We have been following the cosmic shift in the administration of workers’ comp in West Virginia, where a monopolistic state has morphed into a competitive market. The future looks rosy, but there is much pain in the transition. It’s one thing to tighten up eligibility requirements and build a new “return-to-work” culture; the problem comes when the new culture clashes with West Virginia’s long established “culture of disability.”
About a year ago we blogged the transition from state administration to Brickstreet. One of the key elements in the transition involves moving about 46,000 existing claims from state claims adjusters to third party administrators (TPAs). That’s a task that makes Hercules’s cleaning of the Augean stables look easy! Sedgewick now handles about 39,000 of the claims, with American Mining and Wells Fargo picking up about 4,000 each. Try to imagine all those (mostly paper) files moving out of state offices, followed by the task of picking up the narrative and developing revised strategies for each and every claim.

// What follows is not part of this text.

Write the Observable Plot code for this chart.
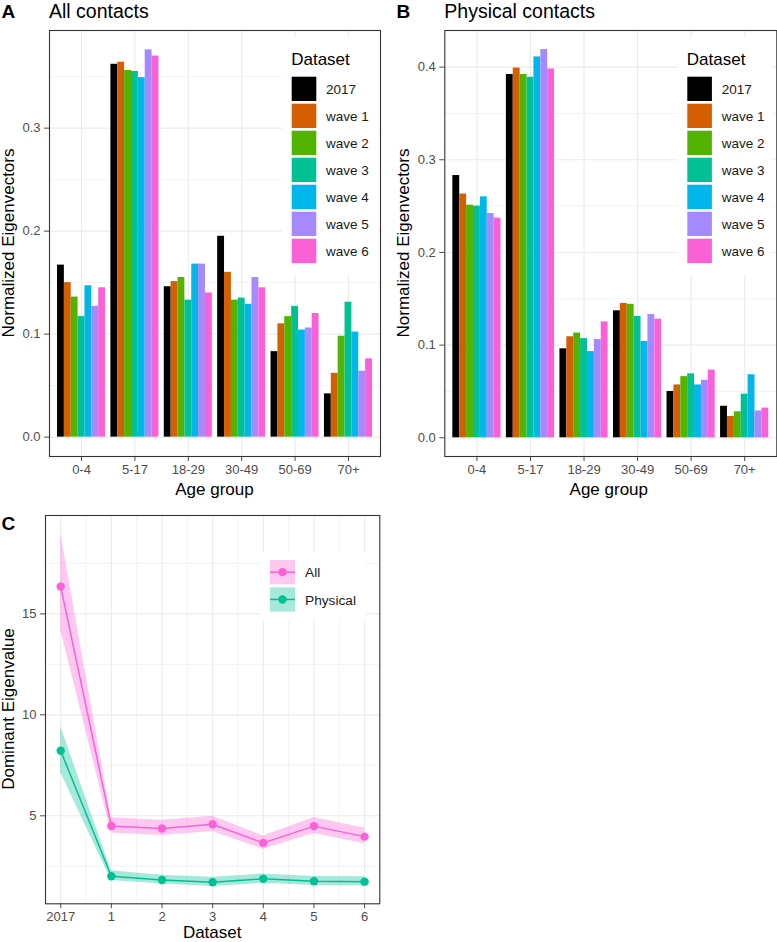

The state’s unfunded liability for these claims is about $3 billion – a big enough number for any state, let alone a small one. Over the years, the “culture of disability” resulted in one in seventy lost time claims turning into permanent and total disability (the next closest state comes in at a rate of one in 220).
It’s not hard to imagine the pain and confusion inherent in transitioning the claims from the public to the private sector. TPAs will apply new and presumably much more stringent standards in determining ongoing eligibility. There is no way they will allow one in seventy claims to drift into permanent total status.
The Pain in Change
Which brings us to the heart of the matter: the very painful price exacted in any cultural transition. In West Virginia, disability payments had become a way of life, a way of supporting workers with no other means of support. In the state’s perpetually depressed economy, indemnity for workplace injury paid the bills for thousands of families. This disability culture evolved over decades; it will not change in the Brickstreet blink of an eye. The three TPAs are sorting through 46,000 narratives of pain and loss. They are confronted with an embedded expectation that the benefits are an entitlement and should go on indefinitely. (One claim stems from an injury in 1929!)
The TPAs are trying to apply standard insurance criteria to long-established claims; they are breaking apart the old culture and paving the way for a new one. It will probably take 8 to 10 years to complete the process. Let’s not minimize the trauma: the transition in West Virginia is comparable to the collapse of the auto industry – with one important difference, of course: in Detroit the old culture built cars; in West Virginia, the old culture built disability narratives. No amount of retooling can (or should) preserve that inherently unproductive way of life.